** BEGIN Information provided **

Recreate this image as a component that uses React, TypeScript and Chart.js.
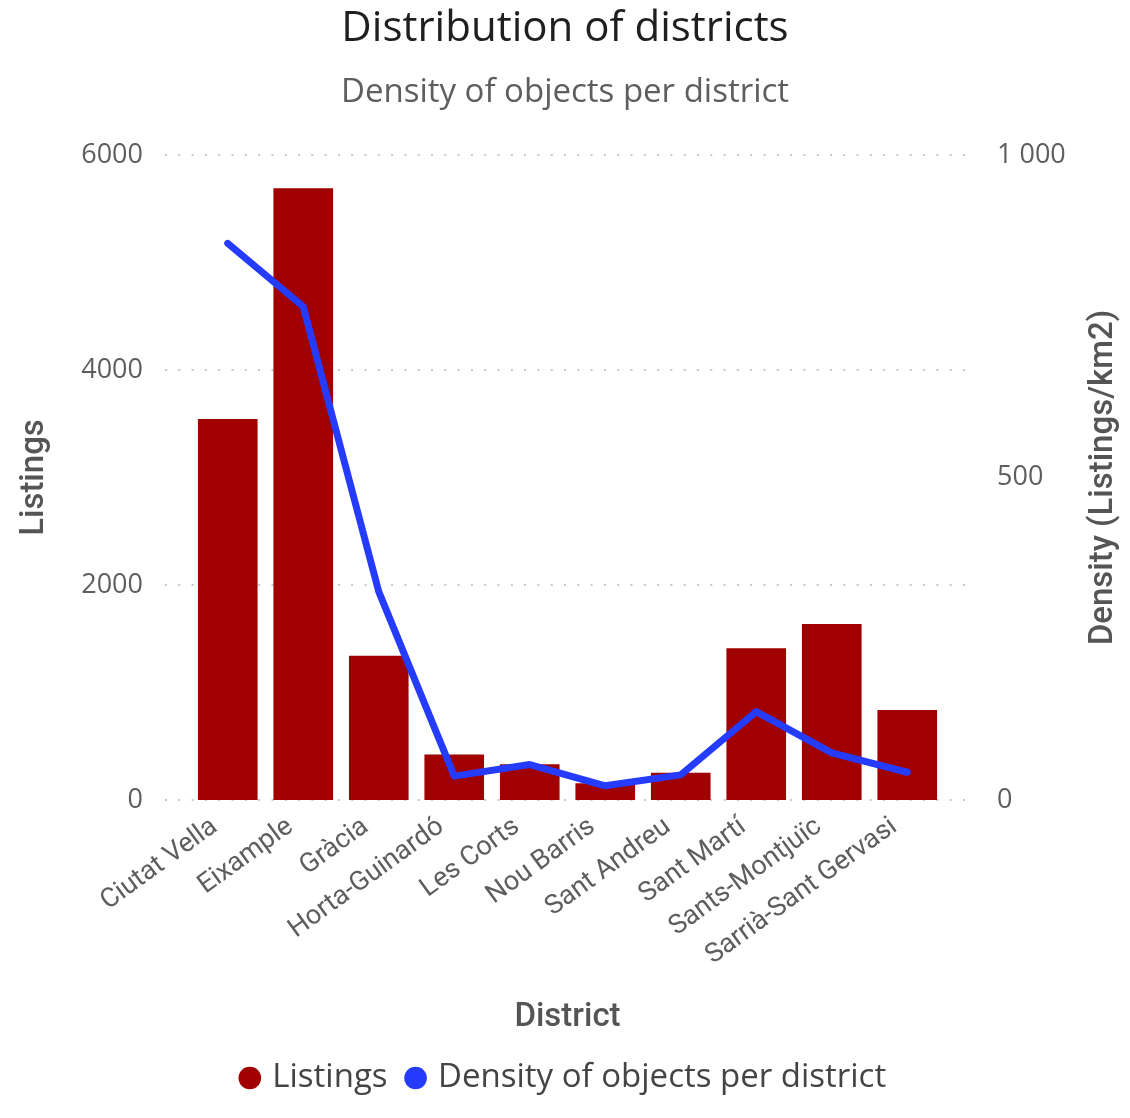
import React, { useEffect, useRef } from 'react';
import { Chart, registerables } from 'chart.js';

Chart.register(...registerables);

const categories = [
  'Ciutat Vella',
  'Eixample',
  'Gràcia',
  'Horta-Guinardó',
  'Les Corts',
  'Nou Barris',
  'Sant Andreu',
  'Sant Martí',
  'Sants-Montjuïc',
  'Sarrià-Sant Gervasi',
];
const listings = [3544, 5690, 1342, 424, 332, 155, 254, 1411, 1637, 837];
const density = [863, 765, 323, 37, 55, 22, 39, 137, 73, 43];
const leftTicks = [0, 2000, 4000, 6000];
const rightTicks = [0, 500, 1000];

const BAR_COLOR = '#A00000';
const LINE_COLOR = '#253CFF';
const AXIS_TEXT = '#605E5C';

const fmtSpace = (v: number) => String(v).replace(/\B(?=(\d{3})+(?!\d))/g, ' ');

const gridPlugin = {
  id: 'extGrid',
  beforeDatasetsDraw(chart: any) {
    const { ctx, chartArea } = chart;
    const y = chart.scales.y;
    ctx.save();
    ctx.strokeStyle = '#c8c8c8';
    ctx.lineWidth = 2;
    ctx.setLineDash([2, 11.3]);
    leftTicks.forEach((t) => {
      const py = Math.round(y.getPixelForValue(t));
      ctx.beginPath();
      ctx.moveTo(chartArea.left - 25, py);
      ctx.lineTo(chartArea.right + 25, py);
      ctx.stroke();
    });
    ctx.restore();
  },
};

const rightTitlePlugin = {
  id: 'rightTitle',
  afterDraw(chart: any) {
    const { ctx, chartArea } = chart;
    ctx.save();
    ctx.translate(1104, (chartArea.top + chartArea.bottom) / 2);
    ctx.rotate(-Math.PI / 2);
    ctx.textAlign = 'center';
    ctx.textBaseline = 'middle';
    ctx.fillStyle = '#555555';
    ctx.font = '500 33px Roboto';
    ctx.fillText('Density (Listings/km2)', 0, 0);
    ctx.restore();
  },
};

export default function App() {
  const ref = useRef<HTMLCanvasElement | null>(null);

  useEffect(() => {
    if (!ref.current) return;
    const chart = new Chart(ref.current, {
      type: 'bar',
      data: {
        labels: categories,
        datasets: [
          {
            type: 'bar',
            label: 'Listings',
            data: listings,
            backgroundColor: BAR_COLOR,
            borderWidth: 0,
            barPercentage: 0.79,
            categoryPercentage: 1.0,
            yAxisID: 'y',
            order: 2,
          },
          {
            type: 'line',
            label: 'Density of objects per district',
            data: density,
            borderColor: LINE_COLOR,
            backgroundColor: LINE_COLOR,
            borderWidth: 7,
            pointRadius: 0,
            pointHoverRadius: 0,
            tension: 0,
            borderCapStyle: 'round',
            borderJoinStyle: 'round',
            yAxisID: 'y1',
            order: 1,
          } as any,
        ],
      },
      options: {
        animation: false,
        responsive: true,
        maintainAspectRatio: false,
        layout: { padding: { left: 0, right: 0, top: 0, bottom: 13.5 } },
        plugins: {
          title: {
            display: true,
            text: 'Distribution of districts',
            color: '#201F1E',
            font: { family: 'Open Sans', size: 42, weight: 'normal' },
            padding: { top: 4, bottom: 0 },
          },
          subtitle: {
            display: true,
            text: 'Density of objects per district',
            color: AXIS_TEXT,
            font: { family: 'Open Sans', size: 33, weight: 'normal' },
            padding: { top: 18.8, bottom: 42.2 },
          },
          legend: {
            position: 'bottom',
            labels: {
              usePointStyle: true,
              pointStyle: 'circle',
              boxWidth: 12,
              boxHeight: 16,
              padding: 22,
              color: '#444444',
              font: { family: 'Open Sans', size: 33 },
              sort: (a: any, b: any) => a.datasetIndex - b.datasetIndex,
              generateLabels: (c: any) =>
                (Chart.defaults.plugins.legend.labels.generateLabels as any)(c).map((l: any) => ({
                  ...l,
                  lineWidth: 0,
                  strokeStyle: 'rgba(0,0,0,0)',
                })),
            },
          },
          tooltip: { enabled: false },
        },
        scales: {
          x: {
            grid: { display: false },
            border: { display: false },
            ticks: {
              color: AXIS_TEXT,
              font: { family: 'Roboto', size: 27 },
              minRotation: 36,
              maxRotation: 36,
              autoSkip: false,
              padding: 3,
              labelOffset: -13,
            },
            title: {
              display: true,
              text: 'District',
              color: '#555555',
              font: { family: 'Roboto', size: 33, weight: '500' },
              padding: { top: 0, bottom: 2.3 },
            },
            afterFit: (s: any) => {
              s.height = 239.5;
            },
          },
          y: {
            position: 'left',
            min: 0,
            max: 6000,
            grid: { display: false },
            border: { display: false },
            afterBuildTicks: (s: any) => {
              s.ticks = leftTicks.map((v) => ({ value: v }));
            },
            ticks: {
              color: AXIS_TEXT,
              font: { family: 'Open Sans', size: 27 },
              padding: 39,
              callback: (v: any) => String(v),
            },
            title: {
              display: true,
              text: 'Listings',
              color: '#555555',
              font: { family: 'Roboto', size: 33, weight: '500' },
              padding: { top: 15, bottom: 0 },
            },
            afterFit: (s: any) => {
              s.width = 190;
            },
          },
          y1: {
            position: 'right',
            min: 0,
            max: 1000,
            grid: { display: false },
            border: { display: false },
            afterBuildTicks: (s: any) => {
              s.ticks = rightTicks.map((v) => ({ value: v }));
            },
            ticks: {
              color: AXIS_TEXT,
              font: { family: 'Open Sans', size: 27 },
              padding: 44,
              callback: (v: any) => fmtSpace(Number(v)),
            },
            afterFit: (s: any) => {
              s.width = 185;
            },
          },
        },
      } as any,
      plugins: [gridPlugin, rightTitlePlugin],
    });
    return () => chart.destroy();
  }, []);

  return (
    <div style={{ position: 'absolute', left: 0, top: 0, width: 1130, height: 1118, background: '#fff' }}>
      <canvas ref={ref} />
    </div>
  );
}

** END Information provided **

Directive
Without the pictures, return the listing above from its first line through the line that has "Chart.register(...registerables);".

Solution
Recreate this image as a component that uses React, TypeScript and Chart.js.
import React, { useEffect, useRef } from 'react';
import { Chart, registerables } from 'chart.js';

Chart.register(...registerables);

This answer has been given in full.